Non c’è nulla di rivoluzionario nel dare fuoco alle bandiere dell’Unione Europea, della Nato o di Israele. Al contrario, è il gesto rituale e prevedibile di un antagonismo sterile, ripetuto negli anni da quella sinistra radicale che si dice “contro la guerra”, ma nei fatti non è mai contro chi la guerra la scatena.
Simboli in fiamme, ideali spenti
Durante la manifestazione andata in scena a Roma, promossa dai collettivi studenteschi e da Potere al Popolo, alcuni partecipanti hanno dato alle fiamme le bandiere di Israele, della Nato e perfino dell’Unione Europea, gridando “a fuoco i simboli dell’oppressione”. Il corteo, che si è mosso da piazza Vittorio Veneto verso i Fori Imperiali, si è svolto nel quadro dell’iniziativa “Disarmiamoli”, contro il riarmo occidentale.
Sul posto è intervenuta la Digos per identificare i responsabili, dopo che tra i simboli bruciati è comparso anche un cartellone con il volto di Donald Trump. Nessun incidente, nessun ferito, ma l’ennesima dimostrazione di un attivismo ideologico incapace di leggere il presente.
Il solito bersaglio sbagliato
Nel mezzo di un’epoca segnata dall’aggressione russa all’Ucraina, dai massacri perpetrati da Hamas il 7 ottobre e dalla crescente instabilità nel Medio Oriente, chi scende in piazza per “combattere la guerra” finisce sistematicamente per colpire chi cerca di contenerla. Bruciare la bandiera dell’Unione Europea in questo contesto è un atto miope e gravemente irresponsabile: significa rifiutare l’unico progetto politico pacifico nato in risposta ai totalitarismi del Novecento.
Eppure, nei cartelli degli studenti “contro tutte le guerre”, la Russia non esiste, Hamas non esiste, l’Iran non esiste. Esiste solo l’Occidente, colpevole per definizione, anche quando cerca di difendere il diritto internazionale.
Un pacifismo a senso unico
Non è un caso se queste manifestazioni accendono roghi ma spengono il pensiero critico. Il pacifismo di maniera, quello che equipara chi invade e chi si difende, chi bombarda ospedali e chi cerca di proteggere i civili, è una forma pericolosa di revisionismo morale. È la negazione del principio di responsabilità democratica che anima l’Unione Europea, e che dovrebbe invece essere il vero orizzonte delle nuove generazioni.
Bruciare la bandiera europea è anche ignorare ciò che essa rappresenta: diritti civili, libertà di espressione, pace come progetto politico e non come astrazione. È grazie all’UE che oggi centinaia di migliaia di ucraini trovano rifugio, che le ONG ricevono fondi per operare in zone di conflitto, che la diplomazia può ancora cercare una via d’uscita ai drammi della storia.

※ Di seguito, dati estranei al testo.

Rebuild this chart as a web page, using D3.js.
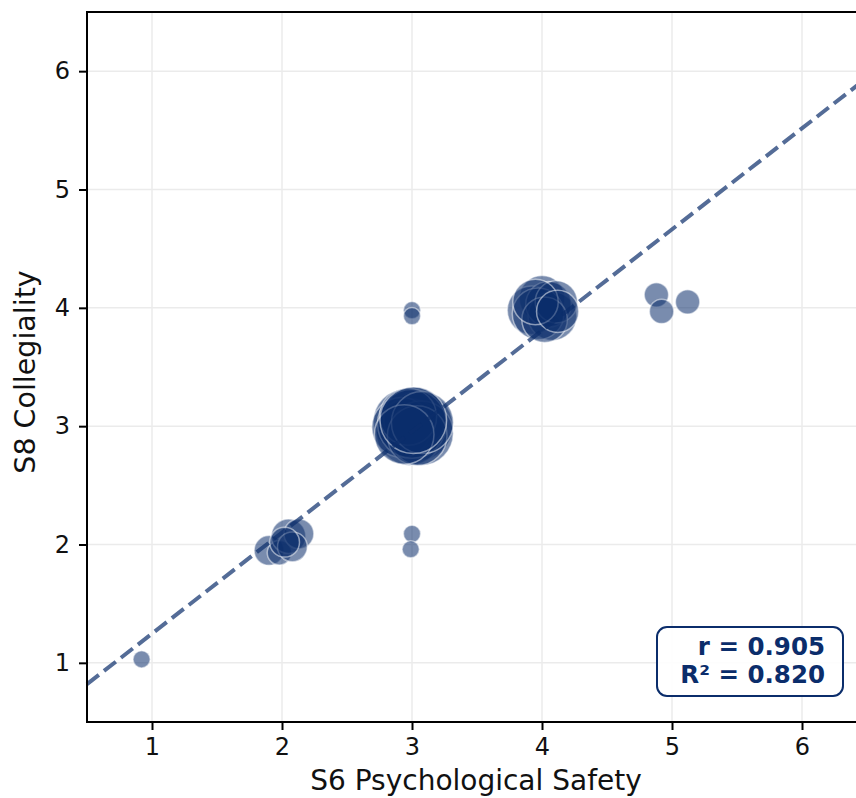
<!doctype html>
<html lang="en">
<head>
<meta charset="utf-8">
<script src="https://d3js.org/d3.v7.min.js"></script>
<style>
  body { margin: 0; background: #fff; }
  svg text { font-family: "DejaVu Sans", sans-serif; }
</style>
</head>
<body>
<svg id="chart" width="856" height="798"></svg>
<script>
// S6 Psychological Safety (x), S8 Collegiality (y), jittered Likert scores
const psych  = [0.92, 1.90, 1.98, 2.05, 2.13, 2.08, 2.02, 3.00, 2.99, 3.00, 3.00,
                2.95, 3.05, 2.98, 3.02, 2.92, 3.07, 3.00, 2.97, 3.04, 3.08, 2.94, 3.01,
                4.00, 3.92, 4.08, 4.05, 3.97, 4.11, 4.02, 3.95, 4.12,
                4.88, 4.92, 5.12];
const colleg = [1.03, 1.95, 1.93, 2.07, 2.09, 1.98, 2.02, 2.09, 1.96, 3.98, 3.93,
                3.04, 3.00, 2.95, 3.07, 2.99, 2.94, 3.02, 3.08, 2.92, 3.03, 2.93, 3.05,
                4.08, 3.98, 3.93, 4.03, 3.95, 4.05, 3.90, 4.05, 3.97,
                4.11, 3.97, 4.05];
const respondents = [1, 3, 2, 4, 3, 3, 3, 1, 1, 1, 1,
                     14, 16, 15, 13, 12, 14, 16, 11, 12, 13, 12, 15,
                     7, 8, 8, 7, 9, 6, 7, 7, 6,
                     2, 2, 2];
const ticks = [1, 2, 3, 4, 5, 6];
const fitSlope = 0.854, fitIntercept = 0.393;
const stats = ["r = 0.905", "R\u00b2 = 0.820"];

const navy = "#0b2d6b";
const svg = d3.select("#chart");
const m = { left: 87, right: 867, top: 12, bottom: 722 };

const x = d3.scaleLinear().domain([0.5, 6.5]).range([m.left, m.right]);
const y = d3.scaleLinear().domain([0.5, 6.5]).range([m.bottom, m.top]);
const r = d3.scaleSqrt().domain([0, 1]).range([0, 8.6]);

// grid
const grid = svg.append("g");
grid.selectAll(".gx").data(ticks).join("line")
  .attr("x1", d => x(d)).attr("x2", d => x(d))
  .attr("y1", m.top).attr("y2", m.bottom)
  .attr("stroke", "#ebebeb").attr("stroke-width", 1.5);
grid.selectAll(".gy").data(ticks).join("line")
  .attr("y1", d => y(d)).attr("y2", d => y(d))
  .attr("x1", m.left).attr("x2", m.right)
  .attr("stroke", "#ebebeb").attr("stroke-width", 1.5);

// points
const pts = psych.map((d, i) => ({ x: d, y: colleg[i], n: respondents[i] }));
svg.append("g").selectAll("circle").data(pts).join("circle")
  .attr("cx", d => x(d.x)).attr("cy", d => y(d.y)).attr("r", d => r(d.n))
  .attr("fill", navy).attr("fill-opacity", 0.55)
  .attr("stroke", "#fff").attr("stroke-opacity", 0.5).attr("stroke-width", 1.5);

// regression line
svg.append("line")
  .attr("x1", x(0.5)).attr("y1", y(fitIntercept + fitSlope * 0.5))
  .attr("x2", x(6.5)).attr("y2", y(fitIntercept + fitSlope * 6.5))
  .attr("stroke", navy).attr("stroke-opacity", 0.7)
  .attr("stroke-width", 4).attr("stroke-dasharray", "15 6.5");

// axes
const xAxis = svg.append("g").attr("transform", `translate(0,${m.bottom})`)
  .call(d3.axisBottom(x).tickValues(ticks).tickSize(8).tickPadding(8).tickFormat(d3.format("d")));
const yAxis = svg.append("g").attr("transform", `translate(${m.left},0)`)
  .call(d3.axisLeft(y).tickValues(ticks).tickSize(8).tickPadding(9).tickFormat(d3.format("d")));
[xAxis, yAxis].forEach(a => {
  a.select(".domain").remove();
  a.selectAll(".tick line").attr("stroke", "#000").attr("stroke-width", 2);
  a.selectAll(".tick text").attr("font-size", 24).attr("fill", "#111")
    .attr("font-family", "DejaVu Sans");
});

// spines
svg.append("path")
  .attr("d", `M${m.right},${m.top}H${m.left}V${m.bottom}H${m.right}`)
  .attr("fill", "none").attr("stroke", "#000").attr("stroke-width", 2);

// axis labels
svg.append("text").attr("x", (m.left + m.right) / 2 - 1).attr("y", 790)
  .attr("text-anchor", "middle").attr("font-size", 28).attr("fill", "#111")
  .text("S6 Psychological Safety");
svg.append("text").attr("transform", `translate(35,${(m.top + m.bottom) / 2 + 5}) rotate(-90)`)
  .attr("text-anchor", "middle").attr("font-size", 28.5).attr("fill", "#111")
  .text("S8 Collegiality");

// stats box
const box = svg.append("g");
box.append("rect").attr("x", 657).attr("y", 627).attr("width", 186).attr("height", 69)
  .attr("rx", 10).attr("fill", "#fff").attr("fill-opacity", 0.9)
  .attr("stroke", navy).attr("stroke-width", 2);
box.selectAll("text").data(stats).join("text")
  .attr("x", 825).attr("y", (d, i) => 655 + i * 28)
  .attr("text-anchor", "end").attr("font-size", 24.5).attr("font-weight", "bold")
  .attr("fill", navy).text(d => d);
</script>
</body>
</html>
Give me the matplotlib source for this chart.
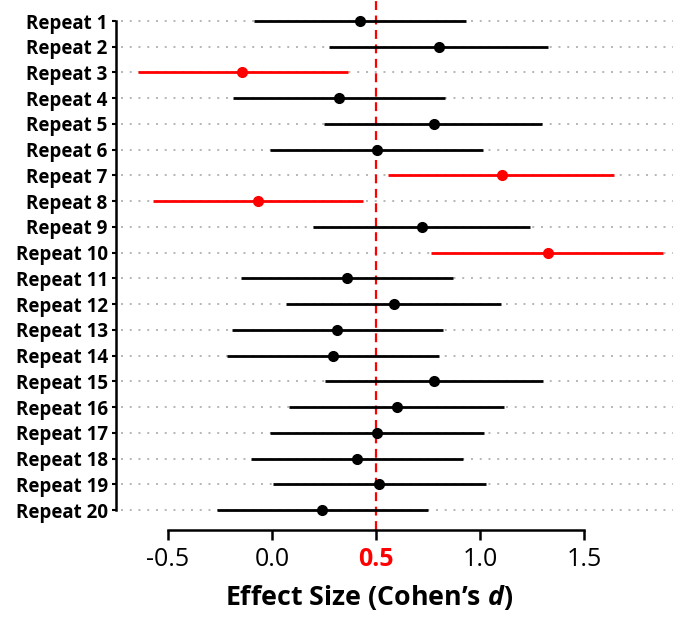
import numpy as np
import matplotlib.pyplot as plt

plt.rcParams['font.family'] = ['Open Sans', 'DejaVu Sans']
plt.rcParams['mathtext.fontset'] = 'custom'
plt.rcParams['mathtext.bfit'] = 'Open Sans:bold:italic'

# Cohen's d with 95% CI for each repeat
labels = [f"Repeat {i}" for i in range(1, 21)]
d_est = [0.425, 0.803, -0.143, 0.320, 0.777, 0.503, 1.106, -0.069, 0.723, 1.329,
         0.361, 0.585, 0.314, 0.295, 0.780, 0.599, 0.506, 0.410, 0.516, 0.242]
ci_low = [-0.087, 0.276, -0.646, -0.189, 0.248, -0.010, 0.559, -0.572, 0.199, 0.764,
          -0.151, 0.067, -0.194, -0.215, 0.253, 0.082, -0.010, -0.103, 0.003, -0.263]
ci_high = [0.933, 1.325, 0.364, 0.830, 1.298, 1.014, 1.644, 0.437, 1.242, 1.881,
           0.869, 1.099, 0.822, 0.801, 1.301, 1.115, 1.017, 0.920, 1.029, 0.748]
true_d = 0.5
xticks = [-0.5, 0.0, 0.5, 1.0, 1.5]

rows = np.arange(1, len(labels) + 1)

fig = plt.figure(figsize=(6.73, 6.17), dpi=100)
ax = fig.add_axes([116 / 673, 1 - 530 / 617, 1 - 116 / 673, 530 / 617])
ax.set_xlim(-0.75, 1.928)
ax.set_ylim(20.777, 0.184)

# dotted guide for every row
ax.hlines(rows, -0.725, 1.93, colors='#b5b5b5', linestyles=(0, (1, 3.5)),
          linewidth=1.4, zorder=1)

for y, m, lo, hi in zip(rows, d_est, ci_low, ci_high):
    # CIs that miss the true effect are drawn in red
    col = 'red' if (lo > true_d or hi < true_d) else 'black'
    ax.plot([lo, hi], [y, y], color=col, linewidth=2.0, solid_capstyle='butt', zorder=3)
    ax.plot(m, y, 'o', color=col, markersize=7, zorder=4)

ax.axvline(true_d, ymin=0, ymax=1, color='red', linestyle=(0, (4, 2.5)),
           linewidth=1.6, zorder=2)

for side in ('top', 'right'):
    ax.spines[side].set_visible(False)
ax.spines['left'].set_bounds(1, 20)
ax.spines['bottom'].set_bounds(-0.5, 1.5)
ax.spines['left'].set_linewidth(1.8)
ax.spines['bottom'].set_linewidth(1.8)

ax.set_yticks(rows)
ax.set_yticklabels(labels, fontsize=13.5, fontweight='bold')
ax.tick_params(axis='y', direction='out', length=3, width=1.5, pad=3)

ax.set_xticks(xticks)
ax.set_xticklabels([f"{v:.1f}" for v in xticks], fontsize=18)
ax.tick_params(axis='x', direction='out', length=7, width=1.8, pad=5)
for lab in ax.get_xticklabels():
    if lab.get_text() == f"{true_d:.1f}":
        lab.set_color('red')
        lab.set_fontweight('bold')

ax.set_xlabel(r"Effect Size (Cohen’s $\mathbfit{d}$)", fontsize=19.3,
              fontweight='bold')
ax.xaxis.set_label_coords(0.455, -0.1)

fig.savefig("out.png", dpi=100)
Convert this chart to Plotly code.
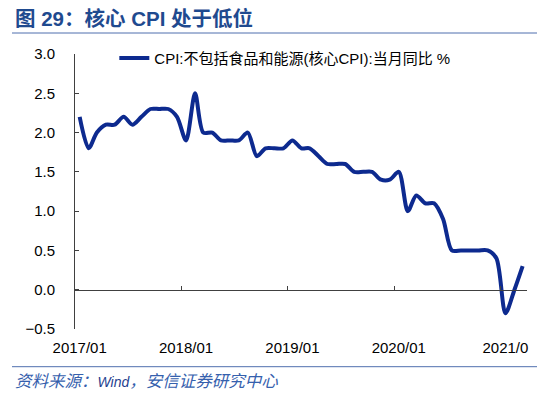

Un’Europa che disarma davvero
Se esiste oggi un soggetto internazionale che lavora per la pace reale, non retorica, quello è proprio l’Unione Europea. Una pace armata, certo, perché non si può disarmare unilateralmente mentre un vicino autoritario, nucleare e invasore – Putin – è pronto a far esplodere i confini. Ma è anche una pace fondata su regole comuni, trasparenza, mediazione.
Chi oggi combatte la NATO bruciandone la bandiera, dimentica che fu proprio l’Alleanza atlantica a fermare i massacri in Bosnia, a difendere la Lettonia e la Polonia dai ricatti energetici, a garantire stabilità in teatri dove l’ONU ha fallito. Questo non significa approvare ogni scelta occidentale, ma riconoscere che l’alternativa è il caos, non la giustizia.
Ribellarsi è giusto, ma con coscienza
C’è qualcosa di sacrosanto nella rabbia degli studenti. La solidarietà con il popolo palestinese, il rifiuto di un mondo dominato dalla forza, il desiderio di giustizia globale: sono pulsioni legittime e persino necessarie. Ma l’indignazione non basta, se non è accompagnata dalla lucidità politica.
E oggi, la lucidità politica impone una scelta chiara: stare con l’Europa nonostante i suoi limiti, difendere la democrazia anche quando costa, riconoscere che la pace non si ottiene bruciando le bandiere, ma costruendo ponti tra i popoli liberi. Il resto è solo fuoco che non illumina. Solo cenere.